Il est un scénario qui n’est jamais envisagé : celui dans lequel les migrants sauraient, mais partiraient quand même. Ce scénario n’est pas improbable : la crise des migrants et les naufrages en Méditerranée ont fait l’objet d’une couverture médiatique planétaire et la téléphonie mobile connaît une très forte expansion sur le continent africain. Il est donc difficile de concevoir que personne n’en sache rien.

Diffuser une culture de l’immobilité

Les politiques de lutte contre l’immigration irrégulière sont donc un enjeu culturel, dans les deux sens du terme.
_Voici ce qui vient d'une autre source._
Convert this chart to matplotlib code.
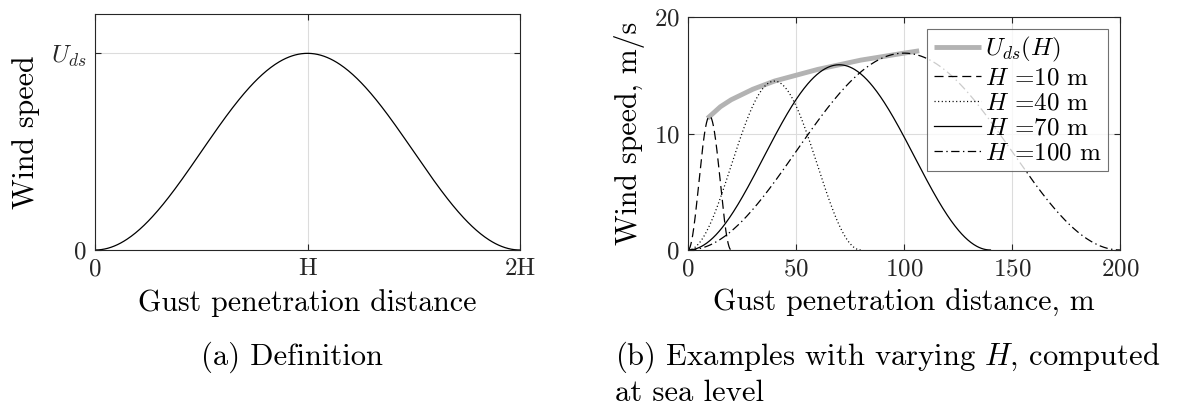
import numpy as np
import matplotlib
matplotlib.use("Agg")
import matplotlib.pyplot as plt

# --- data ---
# (b) gust lengths H [m] and their design gust velocity U_ds [m/s]
gust_H = [10, 40, 70, 100]
gust_peak = [11.5, 14.5, 15.9, 16.9]
gust_styles = [(0, (6.5, 3.5)), (0, (0.8, 1.8)), "-", (0, (6.0, 2.5, 1.0, 2.5))]

# grey envelope U_ds(H)
env_H = [9, 15, 20, 30, 40, 50, 60, 70, 80, 90, 100, 107]
env_U = [11.3, 12.3, 12.9, 13.8, 14.5, 15.0, 15.5, 15.9, 16.3, 16.6, 16.9, 17.1]

# (a) normalised definition: one gust of length H and amplitude U_ds
def_H = 1.0
def_U = 1.0

plt.rcParams["font.family"] = ["cmr10", "DejaVu Serif"]
plt.rcParams["mathtext.fontset"] = "cm"
plt.rcParams["axes.formatter.use_mathtext"] = True
plt.rcParams["lines.scale_dashes"] = False

GRID = "#dcdcdc"
SPINE = "#262626"


def one_minus_cos(H, U, n=400):
    # 1-cos gust profile over its full length 2H
    s = np.linspace(0, 2 * H, n)
    return s, 0.5 * U * (1 - np.cos(np.pi * s / H))


def style_axes(ax):
    for sp in ax.spines.values():
        sp.set_color(SPINE)
        sp.set_linewidth(0.8)
    ax.tick_params(direction="in", length=4, width=0.8, colors=SPINE,
                   top=True, right=True, labelsize=18, pad=6)
    ax.grid(True, color=GRID, linewidth=0.8)
    ax.set_axisbelow(True)


fig = plt.figure(figsize=(11.85, 4.12), dpi=100)

# ---------- (a) definition ----------
ax1 = fig.add_axes([0.0802, 0.3932, 0.3586, 0.5728])
s, u = one_minus_cos(def_H, def_U)
ax1.plot(s, u, color="k", linewidth=0.9)
ax1.set_xlim(0, 2 * def_H)
ax1.set_ylim(0, 1.2 * def_U)
ax1.set_xticks([0, def_H, 2 * def_H])
ax1.set_xticklabels(["0", "H", "2H"])
ax1.set_yticks([0, def_U])
ax1.set_yticklabels(["0", r"$U_{ds}$"])
style_axes(ax1)
ax1.set_xlabel("Gust penetration distance", fontsize=21.5, labelpad=6)
ax1.set_ylabel("Wind speed", fontsize=21.5, labelpad=8)

# ---------- (b) examples ----------
ax2 = fig.add_axes([0.5806, 0.3932, 0.3646, 0.5655])
ax2.plot(env_H, env_U, color="#b3b3b3", linewidth=3.5, label=r"$U_{ds}(H)$",
         solid_capstyle="butt")
for H, U, ls in zip(gust_H, gust_peak, gust_styles):
    s, u = one_minus_cos(H, U)
    ax2.plot(s, u, color="k", linewidth=0.9, linestyle=ls,
             label=r"$H$ =%d m" % H)
ax2.set_xlim(0, 200)
ax2.set_ylim(0, 20)
ax2.set_xticks([0, 50, 100, 150, 200])
ax2.set_yticks([0, 10, 20])
style_axes(ax2)
ax2.set_xlabel("Gust penetration distance, m", fontsize=21.5, labelpad=6)
ax2.set_ylabel("Wind speed, m/s", fontsize=21.5, labelpad=6)

leg = ax2.legend(loc="upper right", bbox_to_anchor=(0.972, 0.948), fontsize=18,
                 frameon=True, fancybox=False, edgecolor="#4d4d4d",
                 handlelength=1.9, handletextpad=0.15, labelspacing=0.1,
                 borderpad=0.25, borderaxespad=0)
leg.get_frame().set_linewidth(0.8)

# sub-captions
fig.text(0.2465, 0.133, "(a) Definition", fontsize=22, ha="center", va="center")
fig.text(0.519, 0.133, r"(b) Examples with varying $H$, computed", fontsize=22,
         ha="left", va="center")
fig.text(0.519, 0.046, "at sea level", fontsize=22, ha="left", va="center")

fig.savefig("out.png", dpi=100)
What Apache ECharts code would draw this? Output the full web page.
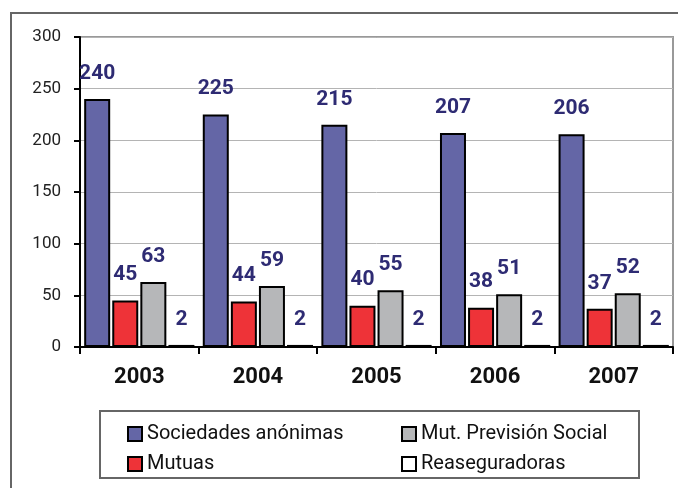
<!DOCTYPE html>
<html>
<head>
<meta charset="utf-8">
<script src="https://cdn.jsdelivr.net/npm/echarts@6/dist/echarts.min.js"></script>
<style>
  html, body { margin: 0; padding: 0; background: #fff; }
  #chart { width: 678px; height: 488px; }
</style>
</head>
<body>
<div id="chart"></div>
<script>
  // data
  const years = ['2003', '2004', '2005', '2006', '2007'];
  const sociedades = [240, 225, 215, 207, 206];
  const mutuas = [45, 44, 40, 38, 37];
  const mutPrevision = [63, 59, 55, 51, 52];
  const reaseguradoras = [2, 2, 2, 2, 2];
  const yTicks = [0, 50, 100, 150, 200, 250, 300];

  const font = 'Roboto';
  const labelColor = '#2E2B73';

  const list = [
    { name: 'Sociedades anónimas', color: '#6466A6', data: sociedades },
    { name: 'Mutuas', color: '#EE3338', data: mutuas },
    { name: 'Mut. Previsión Social', color: '#B6B7B9', data: mutPrevision },
    { name: 'Reaseguradoras', color: '#FFFFFF', data: reaseguradoras }
  ];

  let seriesList = [];
  list.forEach(item => {
    seriesList.push({
      name: item.name,
      type: 'bar',
      barWidth: 26,
      barGap: '8%',
      data: item.data,
      itemStyle: { color: item.color, borderColor: '#000', borderWidth: 2 },
      label: {
        show: true,
        position: 'top',
        distance: 15,
        fontFamily: font,
        fontWeight: 'bold',
        fontSize: 21,
        color: labelColor
      }
    });
  });

  const legendText = { fontFamily: font, fontSize: 20, color: '#111' };

  const myChart = echarts.init(document.getElementById('chart'));
  myChart.setOption({
    animation: false,
    textStyle: { fontFamily: font },
    grid: {
      left: 80, right: 5, top: 37, bottom: 141,
      show: true, borderColor: '#999', borderWidth: 2
    },
    graphic: [
      // outer frame (top + left edges)
      { type: 'polyline', shape: { points: [[11, 488], [11, 13], [678, 13]] },
        style: { stroke: '#666', lineWidth: 2, fill: null } },
      // legend box
      { type: 'rect', shape: { x: 100, y: 411, width: 539, height: 67 },
        style: { stroke: '#666', lineWidth: 2, fill: null } }
    ],
    legend: [
      {
        data: ['Sociedades anónimas', 'Mutuas'],
        orient: 'vertical', left: 122, top: 419, itemGap: 10,
        icon: 'rect', itemWidth: 14, itemHeight: 14,
        textStyle: legendText
      },
      {
        data: ['Mut. Previsión Social', 'Reaseguradoras'],
        orient: 'vertical', left: 396, top: 419, itemGap: 10,
        icon: 'rect', itemWidth: 14, itemHeight: 14,
        textStyle: legendText
      }
    ],
    xAxis: {
      type: 'category',
      data: years,
      axisLine: { lineStyle: { color: '#000', width: 2 } },
      axisTick: { show: true, length: 7, lineStyle: { color: '#000', width: 2 } },
      axisLabel: { fontFamily: font, fontWeight: 'bold', fontSize: 22, color: '#111', margin: 19 }
    },
    yAxis: {
      type: 'value',
      min: yTicks[0],
      max: yTicks[yTicks.length - 1],
      interval: yTicks[1] - yTicks[0],
      axisLine: { show: true, lineStyle: { color: '#000', width: 2 } },
      axisTick: { show: true, length: 6, lineStyle: { color: '#000', width: 2 } },
      axisLabel: { fontFamily: font, fontSize: 17, color: '#222', margin: 19 },
      splitLine: { lineStyle: { color: '#b4b4b4', width: 1 } }
    },
    series: seriesList
  });
</script>
</body>
</html>
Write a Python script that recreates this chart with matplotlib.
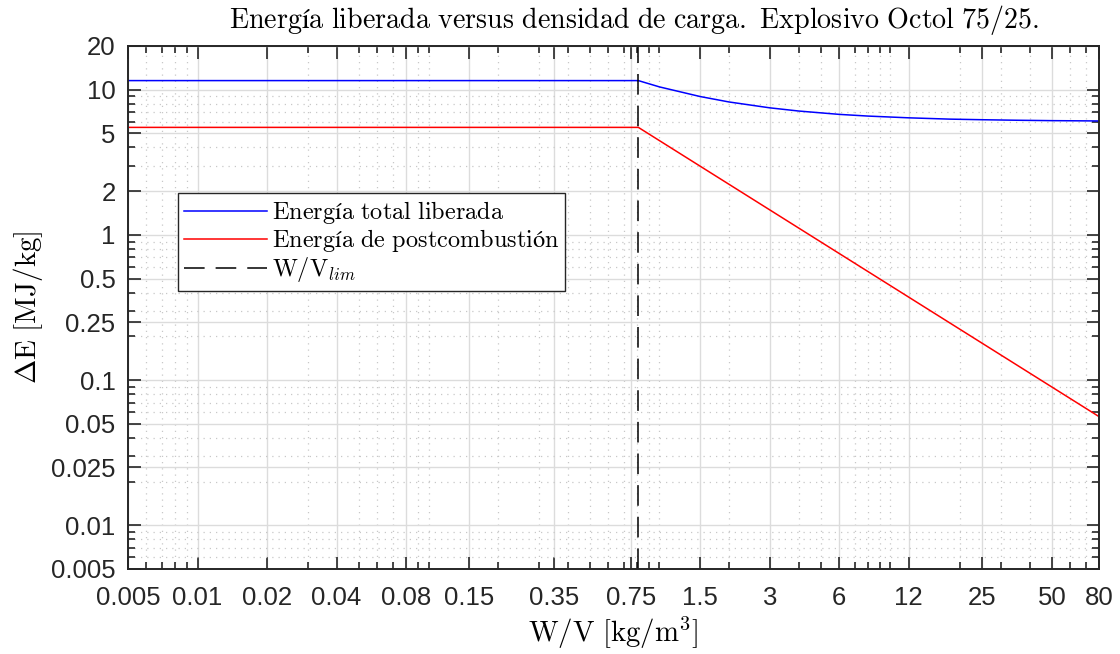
import matplotlib
matplotlib.use("Agg")
import matplotlib.pyplot as plt
from matplotlib.ticker import FixedLocator, FixedFormatter, LogLocator, NullFormatter

plt.rcParams['mathtext.fontset'] = 'cm'
plt.rcParams['font.family'] = ['Liberation Sans', 'DejaVu Sans']

# Charge density W/V [kg/m^3] and released energy [MJ/kg]
wv_limit = 0.81
wv_total = [0.005, 0.81, 1.0, 1.5, 2.0, 3.0, 4.0, 6.0, 8.0, 12.0, 18.0, 25.0, 35.0, 50.0, 80.0]
e_total = [11.55, 11.55, 10.45, 8.97, 8.23, 7.50, 7.13, 6.76, 6.58, 6.40, 6.27, 6.21, 6.16, 6.12, 6.09]
wv_post = [0.005, 0.81, 80.0]
e_post = [5.5, 5.5, 0.056]

x_ticks = [0.005, 0.01, 0.02, 0.04, 0.08, 0.15, 0.35, 0.75, 1.5, 3, 6, 12, 25, 50, 80]
x_labels = ['0.005', '0.01', '0.02', '0.04', '0.08', '0.15', '0.35', '0.75', '1.5',
            '3', '6', '12', '25', '50', '80']
y_ticks = [0.005, 0.01, 0.025, 0.05, 0.1, 0.25, 0.5, 1, 2, 5, 10, 20]
y_labels = ['0.005', '0.01', '0.025', '0.05', '0.1', '0.25', '0.5', '1', '2', '5', '10', '20']

fig = plt.figure(figsize=(11.2, 6.54), dpi=100)
ax = fig.add_axes([0.1143, 0.130, 0.8670, 0.7997])

ax.plot(wv_total, e_total, color='#0000ff', lw=1.1, label=r'$\mathrm{Energía\ total\ liberada}$')
ax.plot(wv_post, e_post, color='#ff0000', lw=1.1, label=r'$\mathrm{Energía\ de\ postcombustión}$')
ax.axvline(wv_limit, color='black', lw=1.1, ls=(0, (13.5, 7.2)), label=r'$\mathrm{W/V}_{lim}$')

ax.set_xscale('log')
ax.set_yscale('log')
ax.set_xlim(0.005, 80)
ax.set_ylim(0.005, 20)

ax.xaxis.set_major_locator(FixedLocator(x_ticks))
ax.xaxis.set_major_formatter(FixedFormatter(x_labels))
ax.yaxis.set_major_locator(FixedLocator(y_ticks))
ax.yaxis.set_major_formatter(FixedFormatter(y_labels))
for axis in (ax.xaxis, ax.yaxis):
    axis.set_minor_locator(LogLocator(base=10, subs=range(1, 10), numticks=50))
    axis.set_minor_formatter(NullFormatter())

axc = '#262626'
ax.tick_params(which='both', direction='in', top=True, right=True, colors=axc,
               labelcolor='#262626', width=1.2)
ax.tick_params(which='major', length=9, labelsize=18.5)
ax.tick_params(axis='x', which='major', pad=12)
ax.tick_params(axis='y', which='major', pad=9)
ax.tick_params(which='minor', length=5)
for s in ax.spines.values():
    s.set_color(axc)
    s.set_linewidth(1.4)

ax.grid(which='major', color='#dcdcdc', lw=1.0, ls='-')
ax.grid(which='minor', color='#c8c8c8', lw=0.9, ls=(0, (1, 4)))
ax.set_axisbelow(True)

ax.set_title(r'$\mathrm{Energía\ liberada\ versus\ densidad\ de\ carga.\ Explosivo\ Octol\ 75/25.}$',
             fontsize=20.2, pad=13, x=0.5215)
ax.set_xlabel(r'$\mathrm{W/V}\ [\mathrm{kg/m}^3]$', fontsize=20.8, labelpad=4)
ax.set_ylabel(r'$\Delta\mathrm{E}\ [\mathrm{MJ/kg}]$', fontsize=21, labelpad=4)

leg = ax.legend(loc='upper left', bbox_to_anchor=(0.0515, 0.719), fontsize=17.5,
                frameon=True, fancybox=False, edgecolor='#262626', framealpha=1,
                handlelength=3.4, handletextpad=0.2, borderpad=0.25, labelspacing=0.05,
                borderaxespad=0)
leg.get_frame().set_linewidth(1.0)

fig.savefig('out.png', dpi=100)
Elles mobilisent les acteurs de la culture, des musiciens aux médias, et aspirent à diffuser une culture de l’immobilité qui dévalorise l’immigration et incite les gens à rester chez eux.

Le recours à la culture met indirectement en lumière une des faiblesses des politiques migratoires, c’est-à-dire leur incapacité à convaincre les premiers concernés – les migrants – de leur pertinence : quels que soient les obstacles placés sur leur route, ces derniers ne semblent pas convaincus et continuent d’essayer de migrer – au point qu’il faut user d’autres méthodes que la force pour les persuader de rester chez eux.

Si, véritablement, les États occidentaux souhaitent s’emparer du problème de la désinformation en matière de migrations, ils pourraient commencer par financer des campagnes d’information pour contrer les innombrables fake news qui circulent sur le sujet. Comme l’a en effet montré le débat sur le Pacte de Marrakech, ce n’est pas seulement en Afrique que les gens manquent d’informations sur les migrations. Mais sans doute que dans un monde inégalitaire et asymétrique, ceux qui font fausse route sont-ils toujours les plus faibles.